You can also play with note height. Try a low root hit, then a higher octave or fifth, then back to the root. That creates motion without needing a more complex melody. And don’t forget velocity. Main hits can sit in a stronger range, and ghost notes can be quieter. Those small dynamic changes make the roller feel human and musical instead of robotic.
Now for the wobble movement itself. You want the bass to have a clear motion shape that you can control. A lot of random movement sounds messy in DnB. Instead, make the motion repeat with purpose. Use an LFO or filter automation to create that pulse, and keep it synced to the drums.
One eighth note wobble gives you a muscular, oldskool kind of push. One sixteenth can feel more nervous and urgent. Either way, the key is that the movement should support the phrase, not distract from it. A nice trick is to make the first bar a little more open, then close the filter slightly in the second bar. That gives you built-in phrasing without changing the whole sound.
Now comes the move that really changes everything: resampling.
Once the bass feels close, print it to audio. Create a new audio track, set the input to Resampling, or route the bass group into it, and record a few bars. This is where the sound becomes something you can sculpt like an arrangement element instead of just a synth part.
And I want to stress this: print with intent. Don’t resample too early just to be convenient. Wait until the groove already feels like it’s close. Then capture a version worth editing.
It’s smart to print a few passes. Maybe one clean pass, one with heavier modulation, and one with a slightly different phrase. Name them clearly so you don’t get lost later. Something like Bass_Roller_Print_A and Bass_Roller_Print_B. Good organization saves your life when you’re building a larger section.
Now take that printed audio and start chopping it up. This is where the bass turns into a phrase kit.
Split at transients, consolidate the best hits, and grab any interesting tails or filter sweeps. You’re looking for strong attack starts, cool little movement moments, and anything that feels like a signature. Then rebuild a new phrase from those chops. Keep the first part close to the original groove, then change the last couple of bars more aggressively. You can even add one reversed chop before a downbeat for tension.

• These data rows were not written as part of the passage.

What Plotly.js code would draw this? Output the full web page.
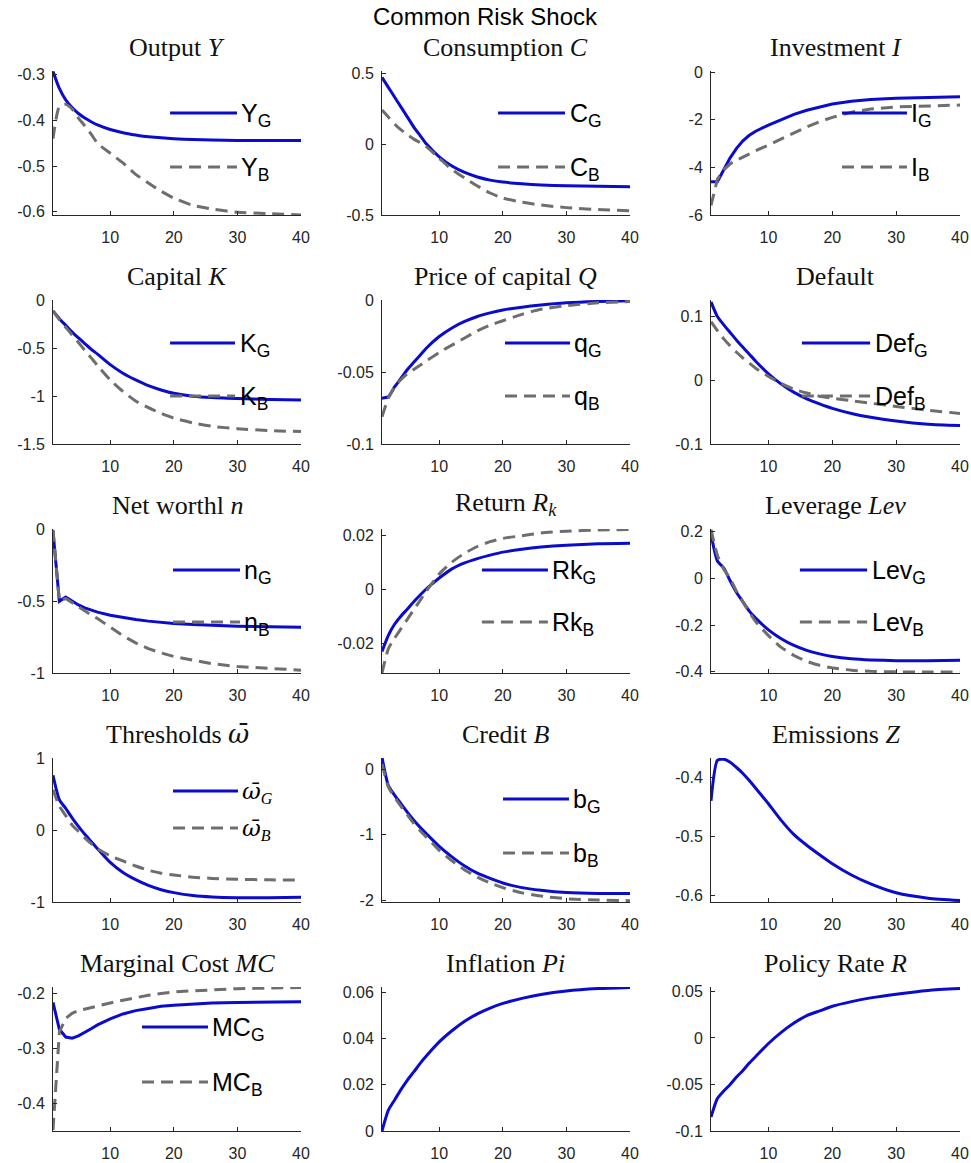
<!DOCTYPE html>
<html><head><meta charset="utf-8">
<script src="https://cdn.plot.ly/plotly-3.0.1.min.js"></script>
<style>html,body{margin:0;padding:0;background:#fff}</style>
</head><body><div id="chart" style="width:971px;height:1163px"></div>
<script>
// ---------------- data ----------------
const periods = [1,2,3,4,5,6,7,8,10,12,14,16,18,20,23,26,30,35,40];

const outputG = [-0.293,-0.33,-0.355,-0.372,-0.385,-0.395,-0.403,-0.41,-0.42,-0.427,-0.432,-0.436,-0.438,-0.44,-0.442,-0.443,-0.444,-0.444,-0.444];
const outputB = [-0.44,-0.37,-0.365,-0.375,-0.395,-0.412,-0.43,-0.45,-0.472,-0.493,-0.518,-0.537,-0.555,-0.57,-0.586,-0.594,-0.601,-0.604,-0.607];

const consG = [0.47,0.4,0.33,0.26,0.19,0.12,0.06,0.0,-0.09,-0.155,-0.2,-0.232,-0.254,-0.268,-0.28,-0.288,-0.294,-0.298,-0.3];
const consB = [0.24,0.19,0.14,0.1,0.065,0.035,0.01,-0.02,-0.1,-0.18,-0.24,-0.295,-0.345,-0.38,-0.41,-0.43,-0.448,-0.462,-0.47];

const invG = [-4.6,-4.6,-4.1,-3.6,-3.2,-2.88,-2.65,-2.48,-2.22,-1.98,-1.77,-1.6,-1.46,-1.34,-1.22,-1.15,-1.09,-1.05,-1.03];
const invB = [-5.6,-4.5,-4.1,-3.85,-3.7,-3.56,-3.42,-3.3,-3.06,-2.8,-2.54,-2.3,-2.08,-1.9,-1.68,-1.55,-1.46,-1.41,-1.38];

const capG = [-0.11,-0.19,-0.26,-0.33,-0.39,-0.45,-0.51,-0.56,-0.67,-0.76,-0.83,-0.89,-0.935,-0.97,-1.0,-1.015,-1.025,-1.035,-1.04];
const capB = [-0.11,-0.2,-0.28,-0.36,-0.44,-0.52,-0.6,-0.68,-0.83,-0.95,-1.05,-1.12,-1.18,-1.23,-1.28,-1.315,-1.34,-1.36,-1.37];

const qG = [-0.068,-0.067,-0.06,-0.054,-0.048,-0.043,-0.038,-0.033,-0.025,-0.019,-0.0145,-0.011,-0.0085,-0.0065,-0.0045,-0.003,-0.0015,-0.0005,0.0];
const qB = [-0.081,-0.068,-0.06,-0.055,-0.051,-0.048,-0.045,-0.042,-0.036,-0.031,-0.026,-0.021,-0.017,-0.014,-0.0095,-0.006,-0.0035,-0.0015,-0.0005];

const defG = [0.123,0.1,0.087,0.075,0.063,0.052,0.041,0.03,0.01,-0.006,-0.019,-0.029,-0.037,-0.044,-0.052,-0.058,-0.064,-0.069,-0.071];
const defB = [0.092,0.078,0.065,0.054,0.044,0.035,0.027,0.019,0.006,-0.005,-0.014,-0.02,-0.025,-0.028,-0.032,-0.036,-0.041,-0.047,-0.052];

const nwG = [-0.01,-0.5,-0.47,-0.5,-0.525,-0.545,-0.56,-0.575,-0.597,-0.613,-0.627,-0.638,-0.647,-0.654,-0.662,-0.668,-0.673,-0.677,-0.68];
const nwB = [0.0,-0.5,-0.48,-0.51,-0.54,-0.57,-0.595,-0.62,-0.68,-0.74,-0.79,-0.83,-0.86,-0.885,-0.91,-0.935,-0.955,-0.97,-0.98];

const rkG = [-0.023,-0.017,-0.0128,-0.0098,-0.0072,-0.0045,-0.002,0.0003,0.0043,0.0077,0.0099,0.0115,0.0128,0.0139,0.015,0.0158,0.0165,0.017,0.0172];
const rkB = [-0.031,-0.022,-0.018,-0.0145,-0.011,-0.0075,-0.004,-0.0005,0.0058,0.0102,0.0135,0.016,0.0178,0.019,0.02,0.021,0.0217,0.0221,0.0223];

const levG = [0.19,0.075,0.045,-0.01,-0.06,-0.1,-0.14,-0.17,-0.22,-0.258,-0.287,-0.308,-0.323,-0.334,-0.344,-0.349,-0.352,-0.352,-0.35];
const levB = [0.21,0.1,0.04,0.0,-0.055,-0.1,-0.145,-0.185,-0.245,-0.295,-0.33,-0.355,-0.372,-0.383,-0.393,-0.398,-0.4,-0.401,-0.4];

const omegaG = [0.76,0.42,0.3,0.17,0.05,-0.06,-0.16,-0.26,-0.45,-0.59,-0.69,-0.77,-0.83,-0.87,-0.91,-0.93,-0.94,-0.94,-0.935];
const omegaB = [0.56,0.33,0.2,0.07,-0.02,-0.11,-0.19,-0.26,-0.36,-0.43,-0.5,-0.56,-0.6,-0.625,-0.655,-0.672,-0.685,-0.692,-0.695];

const creditG = [0.18,-0.25,-0.4,-0.53,-0.66,-0.78,-0.89,-0.99,-1.18,-1.34,-1.48,-1.59,-1.67,-1.74,-1.81,-1.85,-1.885,-1.9,-1.9];
const creditB = [0.08,-0.27,-0.43,-0.57,-0.7,-0.83,-0.94,-1.04,-1.24,-1.4,-1.54,-1.65,-1.74,-1.81,-1.89,-1.94,-1.98,-2.0,-2.01];

const emissions = [-0.44,-0.372,-0.37,-0.375,-0.384,-0.394,-0.406,-0.419,-0.445,-0.473,-0.497,-0.515,-0.531,-0.546,-0.565,-0.58,-0.595,-0.604,-0.608];

const mcG = [-0.216,-0.265,-0.279,-0.281,-0.277,-0.271,-0.264,-0.257,-0.246,-0.237,-0.231,-0.227,-0.223,-0.221,-0.219,-0.217,-0.216,-0.215,-0.215];
const mcB = [-0.448,-0.27,-0.245,-0.236,-0.231,-0.228,-0.225,-0.222,-0.217,-0.212,-0.207,-0.203,-0.2,-0.197,-0.195,-0.193,-0.191,-0.19,-0.189];

const inflation = [0.0,0.009,0.0135,0.018,0.022,0.0255,0.0292,0.0325,0.0385,0.0433,0.0474,0.0506,0.0531,0.0551,0.0573,0.059,0.0605,0.0615,0.062];
const policyRate = [-0.085,-0.065,-0.057,-0.05,-0.042,-0.035,-0.027,-0.02,-0.006,0.006,0.016,0.024,0.029,0.034,0.039,0.043,0.047,0.051,0.053];

const superTitle = "Common Risk Shock";
const OMEGA = "<span style='font-family:DejaVu Serif'>\u03C9\u0304</span>";
const titles = ["Output <i>Y</i>","Consumption <i>C</i>","Investment <i>I</i>",
  "Capital <i>K</i>","Price of capital <i>Q</i>","Default",
  "Net worthl <i>n</i>","Return <i>R<sub>k</sub></i>","Leverage <i>Lev</i>",
  "Thresholds <i>"+OMEGA+"</i>","Credit <i>B</i>","Emissions <i>Z</i>",
  "Marginal Cost <i>MC</i>","Inflation <i>Pi</i>","Policy Rate <i>R</i>"];
const legendG = ["Y<sub>G</sub>","C<sub>G</sub>","I<sub>G</sub>","K<sub>G</sub>","q<sub>G</sub>","Def<sub>G</sub>",
  "n<sub>G</sub>","Rk<sub>G</sub>","Lev<sub>G</sub>","<i>"+OMEGA+"</i><sub><i>G</i></sub>","b<sub>G</sub>",null,
  "MC<sub>G</sub>",null,null];
const legendB = ["Y<sub>B</sub>","C<sub>B</sub>","I<sub>B</sub>","K<sub>B</sub>","q<sub>B</sub>","Def<sub>B</sub>",
  "n<sub>B</sub>","Rk<sub>B</sub>","Lev<sub>B</sub>","<i>"+OMEGA+"</i><sub><i>B</i></sub>","b<sub>B</sub>",null,
  "MC<sub>B</sub>",null,null];
const xTickVals = [10,20,30,40];
const xTickText = ["10","20","30","40"];
const yTickVals = [[-0.6,-0.5,-0.4,-0.3],[-0.5,0,0.5],[-6,-4,-2,0],
  [-1.5,-1,-0.5,0],[-0.1,-0.05,0],[-0.1,0,0.1],
  [-1,-0.5,0],[-0.02,0,0.02],[-0.4,-0.2,0,0.2],
  [-1,0,1],[-2,-1,0],[-0.6,-0.5,-0.4],
  [-0.4,-0.3,-0.2],[0,0.02,0.04,0.06],[-0.1,-0.05,0,0.05]];
const yTickText = [["-0.6","-0.5","-0.4","-0.3"],["-0.5","0","0.5"],["-6","-4","-2","0"],
  ["-1.5","-1","-0.5","0"],["-0.1","-0.05","0"],["-0.1","0","0.1"],
  ["-1","-0.5","0"],["-0.02","0","0.02"],["-0.4","-0.2","0","0.2"],
  ["-1","0","1"],["-2","-1","0"],["-0.6","-0.5","-0.4"],
  ["-0.4","-0.3","-0.2"],["0","0.02","0.04","0.06"],["-0.1","-0.05","0","0.05"]];

// ---------------- panel configuration ----------------
const seriesG = [outputG,consG,invG,capG,qG,defG,nwG,rkG,levG,omegaG,creditG,emissions,mcG,inflation,policyRate];
const seriesB = [outputB,consB,invB,capB,qB,defB,nwB,rkB,levB,omegaB,creditB,null,mcB,null,null];
const yRanges = [[-0.607,-0.292],[-0.5,0.515],[-6,0.05],
  [-1.5,0.005],[-0.1,0.0005],[-0.1,0.126],
  [-1,0.005],[-0.031,0.0225],[-0.405,0.212],
  [-1,1],[-2.03,0.17],[-0.6105,-0.368],
  [-0.45,-0.188],[0,0.0622],[-0.1,0.0547]];
const lineShape = ['spline','spline','linear','spline','spline','spline','linear','spline','spline','spline','spline','spline','linear','spline','spline'];
// legend sample [x0, x1, yG, yB] in axis-domain fractions
const legPos = [[0.472,0.742,0.708,0.333],[0.468,0.738,0.708,0.333],[0.526,0.787,0.708,0.333],
  [0.472,0.734,0.701,0.333],[0.496,0.758,0.701,0.333],[0.365,0.639,0.701,0.333],
  [0.484,0.754,0.715,0.354],[0.403,0.669,0.715,0.354],[0.357,0.627,0.715,0.354],
  [0.484,0.746,0.771,0.514],[0.488,0.754,0.715,0.34],null,
  [0.359,0.625,0.722,0.34],null,null];

const W = 971, H = 1163;
const colLeft = [53,382,711], colRight = [301,630,960];
const rowTop = [71,300,529,758,987], plotH = 144;
const BLUE = '#0b0bcc', GRAY = '#6e6e6e', AX = '#262626';
const SANS = 'Liberation Sans, Arial, sans-serif';
const SERIF = 'Liberation Serif, Times New Roman, serif';

const data = [], layout = {
  width: W, height: H, autosize: false,
  margin: {l:0, r:0, t:0, b:0, pad:0},
  paper_bgcolor: '#fff', plot_bgcolor: '#fff',
  showlegend: false, shapes: [], annotations: []
};

for (let i = 0; i < 15; i++) {
  const r = Math.floor(i/3), c = i % 3;
  const sfx = i === 0 ? '' : String(i+1);
  const xa = 'x'+sfx, ya = 'y'+sfx;
  const x0 = colLeft[c]/W, x1 = colRight[c]/W;
  const yTop = 1 - rowTop[r]/H, yBot = 1 - (rowTop[r]+plotH)/H;
  layout['xaxis'+sfx] = {
    domain:[x0,x1], anchor: ya, range:[1,40], tickmode:'array',
    tickvals: xTickVals, ticktext: xTickText, ticks:'inside', ticklen:4, tickwidth:1, tickcolor:AX,
    showline:true, linecolor:AX, linewidth:1, showgrid:false, zeroline:false,
    tickfont:{family:SANS, size:16, color:AX}, ticklabelstandoff: 8, fixedrange:true
  };
  layout['yaxis'+sfx] = {
    domain:[yBot,yTop], anchor: xa, range: yRanges[i], tickmode:'array',
    tickvals: yTickVals[i], ticktext: yTickText[i], ticks:'inside', ticklen:4, tickwidth:1, tickcolor:AX,
    showline:true, linecolor:AX, linewidth:1, showgrid:false, zeroline:false,
    tickfont:{family:SANS, size:16, color:AX}, ticklabelstandoff: 4, fixedrange:true
  };
  data.push({x: periods, y: seriesG[i], xaxis: xa, yaxis: ya, type:'scatter', mode:'lines',
    line:{color:BLUE, width:3, shape: lineShape[i], smoothing:0.6}, hoverinfo:'skip'});
  if (seriesB[i]) {
    data.push({x: periods, y: seriesB[i], xaxis: xa, yaxis: ya, type:'scatter', mode:'lines',
      line:{color:GRAY, width:3, dash:'12px,7px', shape: lineShape[i], smoothing:0.6}, hoverinfo:'skip'});
  }
  // subplot title
  layout.annotations.push({text: titles[i], xref:'paper', yref:'paper',
    x: (x0+x1)/2, y: 1 - (rowTop[r]-7)/H, xanchor:'center', yanchor:'bottom',
    showarrow:false, font:{family:SERIF, size:26, color:'#111'}});
  // legend
  const lp = legPos[i];
  if (lp) {
    const xr = xa+' domain', yr = ya+' domain';
    const isSerif = (i === 9);
    const lf = isSerif ? {family:SERIF, size:23, color:'#000'} : {family:SANS, size:25, color:'#000'};
    layout.shapes.push({type:'line', xref:xr, yref:yr, x0:lp[0], x1:lp[1], y0:lp[2], y1:lp[2],
      line:{color:BLUE, width:3}});
    layout.shapes.push({type:'line', xref:xr, yref:yr, x0:lp[0], x1:lp[1], y0:lp[3], y1:lp[3],
      line:{color:GRAY, width:3, dash:'12px,7px'}});
    layout.annotations.push({text: legendG[i], xref:xr, yref:yr, x: lp[1]+0.01, y: lp[2],
      xanchor:'left', yanchor:'middle', yshift:-2, showarrow:false, font: lf});
    layout.annotations.push({text: legendB[i], xref:xr, yref:yr, x: lp[1]+0.01, y: lp[3],
      xanchor:'left', yanchor:'middle', yshift:-2, showarrow:false, font: lf});
  }
}
layout.annotations.push({text: superTitle, xref:'paper', yref:'paper', x: 486/W, y: 1 - 16/H,
  xanchor:'center', yanchor:'middle', showarrow:false, font:{family:SANS, size:24, color:'#000'}});

Plotly.newPlot('chart', data, layout, {displayModeBar:false, staticPlot:true});
</script></body></html>
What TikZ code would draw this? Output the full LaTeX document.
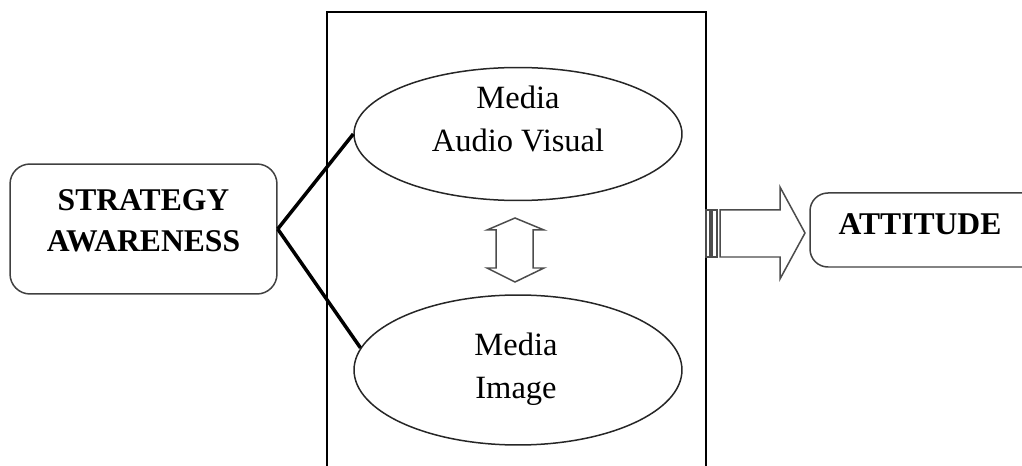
\documentclass[tikz,border=0pt]{standalone}
\usepackage{fontspec}
\setmainfont{Liberation Serif}
\usepackage{tikz}
\usetikzlibrary{shapes.geometric}

\begin{document}
\begin{tikzpicture}[x=0.02cm, y=-0.02cm,
		mediaoval/.style={draw, ellipse, color=black!85, line width=0.3mm, inner sep=0, minimum width=6.56cm},
		mediatext/.style={align=center, font=\fontsize{18.5}{24.4}\selectfont},
		boldtext/.style={align=center, font=\fontsize{18}{23.3}\selectfont\bfseries},
		outline/.style={line width=0.3mm, color=black!70}]
			%%%%% START %%%%%
			\useasboundingbox (0, 0) rectangle (1022, 466);
			
			\draw[line width=0.4mm, color=black] (327, 466) -- (327, 12) -- (706, 12) -- (706, 466);
			
			\node[draw, color=black!75, line width=0.3mm, rounded corners=0.4cm, minimum width=5.34cm, minimum height=2.6cm] (sa) at (143.5, 229) {};
			\node[boldtext] (satext) at (143.5, 221) {STRATEGY\\AWARENESS};
			
			\node[mediaoval, minimum height=2.66cm] (av) at (518, 134) {};
			\node[mediatext] (avtext) at (518, 119) {Media\\Audio Visual};
			\node[mediaoval, minimum height=3cm] (mi) at (518, 370) {};
			\node[mediatext] (mitext) at (516, 369) {Media\\Image};
			
			\draw[line width=0.7mm] (sa.east) -- (av.west);
			\draw[line width=0.7mm] (sa.east) -- (mi.172);
			
			\draw[outline, fill=white] (515, 218) -- (544, 230) -- (533, 230) -- (533, 268) -- (544, 268) -- (515, 282) -- (487, 268) -- (496, 268) -- (496, 230) -- (487, 230) -- cycle;
			
			\draw[outline] (706, 210) rectangle (710, 257);
			\draw[outline] (712, 210) rectangle (717, 257);
			\draw[outline, fill=white] (720, 210) -- (780, 210) -- (780, 187) -- (805, 233) -- (780, 279) -- (780, 257) -- (720, 257) -- cycle;
			
			\draw[line width=0.3mm, color=black!75, rounded corners=0.36cm] (1022, 193) -- (810, 193) -- (810, 267) -- (1022, 267);
			\node[boldtext] (att) at (920, 224) {ATTITUDE};
			%%%%% END %%%%%
\end{tikzpicture}
\end{document}
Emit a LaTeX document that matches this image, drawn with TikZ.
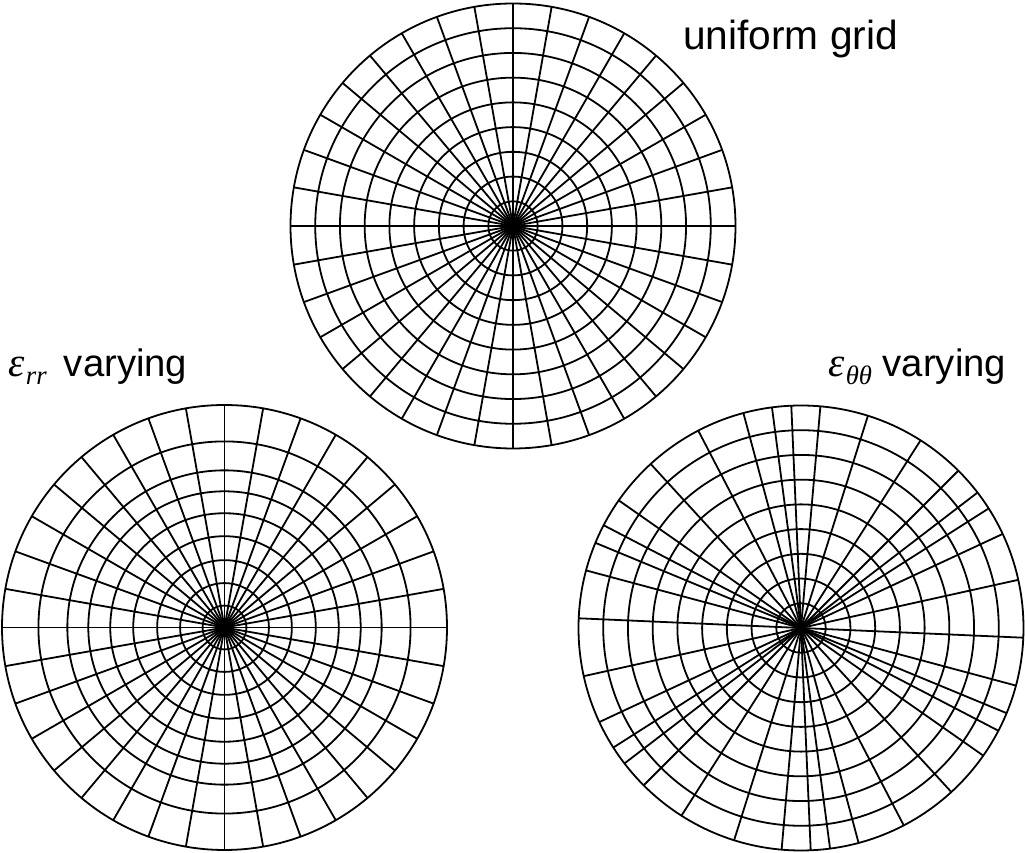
\documentclass[tikz,border=0pt]{standalone}
\usepackage{fontspec}
\setmainfont{Liberation Sans}
\newfontfamily\seriffam{Liberation Serif}
\newcommand{\epsvar}[1]{{\seriffam\itshape\fontsize{31}{34}\selectfont ε}\kern1pt\raisebox{-6pt}{\seriffam\itshape\fontsize{20}{22}\selectfont #1}}
\begin{document}
\begin{tikzpicture}[x=0.75pt,y=0.75pt,
  gridline/.style={line width=1.35pt, black},
  lab/.style={anchor=base west, inner sep=0pt, font=\fontsize{28.7}{34}\selectfont}]
\useasboundingbox (0,0) rectangle (1025,853);
% uniform grid
\begin{scope}[shift={(513,627)}]
  \foreach \k in {1,...,9} \draw[gridline] (0,0) circle[radius=\k*222.5/9];
  \foreach \a in {0,10,...,350} \draw[gridline] (0,0) -- (\a:222.5);
\end{scope}
% eps_rr varying
\begin{scope}[shift={(224.5,225.5)}]
  \foreach \f in {0.0987,0.1996,0.3027,0.4103,0.5135,0.6121,0.7063,0.8363,1}
    \draw[gridline] (0,0) circle[radius=\f*222.5];
  \foreach \a in {0,10,...,350} \draw[gridline] (0,0) -- (\a:222.5);
\end{scope}
% eps_thetatheta varying
\begin{scope}[shift={(801,225)}]
  \foreach \k in {1,...,9} \draw[gridline] (0,0) circle[radius=\k*222.5/9];
  \foreach \a in {0,10,...,350} {
    \pgfmathsetmacro\b{\a+5*sin(6*\a-30)}
    \draw[gridline] (0,0) -- (\b:222.5);
  }
\end{scope}
\node[lab, font=\fontsize{30.5}{36}\selectfont] (tu) at (683,803) {uniform grid};
\node[lab] (tr) at (8,476) {\epsvar{rr}\kern5pt{} varying};
\node[lab] (tt) at (828,476) {\epsvar{θθ} varying};
\end{tikzpicture}
\end{document}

This is a big part of the oldskool vibe. Tiny edits, reversed hits, little gaps, and unexpected punctuation. That’s where the jungle energy starts coming through.
If needed, use warp to keep the chopped audio locked to the grid, and use clip gain or fades to balance things out and avoid clicks. You can also drop the chops into Simpler if you want them to become playable. That’s a great way to perform your bass arrangement like an instrument.
Now let’s tighten it against the breakbeat.
Load up a chopped break, ideally something Amen-like or another classic jungle break, and listen to how the bass sits around the kick and snare. In this style, the bass should often answer the snare, leave room for ghost hits, and reinforce the groove without stepping on the drums.
If the bass feels late, you can nudge it a little. If it feels too stiff, you can shift certain pickup notes slightly. Just don’t overhumanize everything. Oldskool DnB is not about sloppy swing everywhere. It’s about confident placement. The kick and snare relationship is sacred here, so if the bass is stealing attention from the break, the roller loses its identity fast.
Then shape the bass as a bus, not as separate random parts. Group the layers and process them together with stock tools like EQ Eight, Saturator, Compressor or Glue Compressor, and Utility.
A common starting move is to keep the sub clean and centered, cut a little mud around 200 to 400 hertz if needed, add a few dB of saturation to the mid layer for harmonics, and use a light compressor to glue things together. If the bass feels too wide, narrow it down. The low end should feel focused. The width is just seasoning.
And remember, shorter is often heavier. A tight bass stab can hit harder than a long note with lots of processing. If the bass starts fighting the break, reduce sustain, trim the tails, and let the drums do more of the talking.
Now arrange the roller like a real section, not just a loop.
Think in phrases. For example, an eight-bar section could start with two bars of a main loop, then a small variation, then a fill or dropout, then a return with more grit, then a tension bar with less bass, and finally a transition hit into the next section. That kind of structure feels musical and DJ-friendly.
For jungle and oldskool DnB, it helps to think in two-bar chunks: establish, twist, open up, move on. Add small arrangement details like atmosphere, vinyl noise, a snare fill, a reverse bass stab, or a filter opening before the next drop. These are little things, but they give the section shape and keep it from feeling like an endless repeat.
A few common mistakes to avoid. Don’t let the wobble layer own too much low end. Don’t make the bass too wide. Don’t give every note the same length. Don’t overdo distortion. And don’t let your resampled audio become a messy pile with no clear naming or structure. The cleaner your source, the easier the arrangement becomes.
Here’s a really good practice move: build a two-bar bass loop with a separate sub layer, add wobble at one eighth or one sixteenth sync, resample it, slice it into at least six usable chops, and rebuild it into a four-bar phrase with a main groove, a variation, and a transition. Then put it over a breakbeat and make one bass hit answer the snare. Finally, check it in mono. If it still feels strong, you’re on the right track.
That’s the whole mindset here.
You’re not just designing a bass sound. You’re designing a roller that can be printed, chopped, rearranged, and dropped into a proper DnB section. Clean sub, moving mid, deliberate timing, smart resampling, and phrase-based arrangement. That’s how you get that dark, mechanical, hypnotic jungle pressure.
Now go build one tight roller section, keep it simple, and let the groove do the heavy lifting.